Da es sich bei der Antragstellerin um eine juristische Person handelt, muss die nach § 46 Abs. 3 Z 3 DSG 2000 nachzuweisende fachliche Qualifikation hinsichtlich der für sie bei der Datenverwendung handelnden Personen vorliegen. Auch davon ist auf Grund der festgestellten Qualifikationen der drei in der Auflage 1. bezeichneten Personen auszugehen.

Diese Auflage war gleichzeitig erforderlich, um die Durchführung der Datenverwendung ausschließlich durch die drei entsprechend dem § 46 Abs. 3 Z 3 DSG 2000 qualifizierten Personen sicherzustellen und so eine Verwendung durch Unbefugte möglichst hintanzuhalten.

Um die Einhaltung der Auflage 1. in technischer Hinsicht abzusichern, schien die Auflage 2. geeignet und erforderlich.
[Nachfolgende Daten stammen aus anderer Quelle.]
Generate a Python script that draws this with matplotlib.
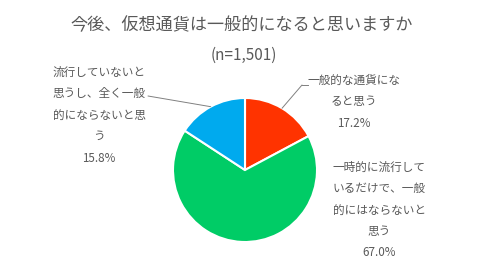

Entsprechend einer Ermessensübung im Sinne des DSG 2000 konkretisiert diese Auflage die Datensicherheitsmaßnahmen des § 14 Abs. 2 Z 5 und 6 DSG 2000 für den vorliegenden Fall und schreibt den Passwortschutz (anders als § 14 Abs. 2 DSG 2000, der dem Auftraggeber beim Einsatz der Datensicherheitsmaßnahmen einen Spielraum gewährt) verbindlich vor.

Auf die sich aus § 46 Abs. 5 DSG 2000 ergebende Verpflichtung, den Personsbezug der Daten gänzlich zu beseitigen, sobald er für die wissenschaftliche oder statistische Arbeit nicht mehr notwendig ist, wird an dieser Stelle nochmals hingewiesen.

Die Verwaltungsabgabe war gemäß § 78 Abs. 1 AVG iVm §§ 46 Abs. 3, 53 Abs. 1 DSG 2000 vorzuschreiben. Demnach ist für Anträge nach § 46 Abs. 3 DSG 2000 keine Befreiung von Verwaltungsabgaben normiert.

Somit war spruchgemäß zu entscheiden.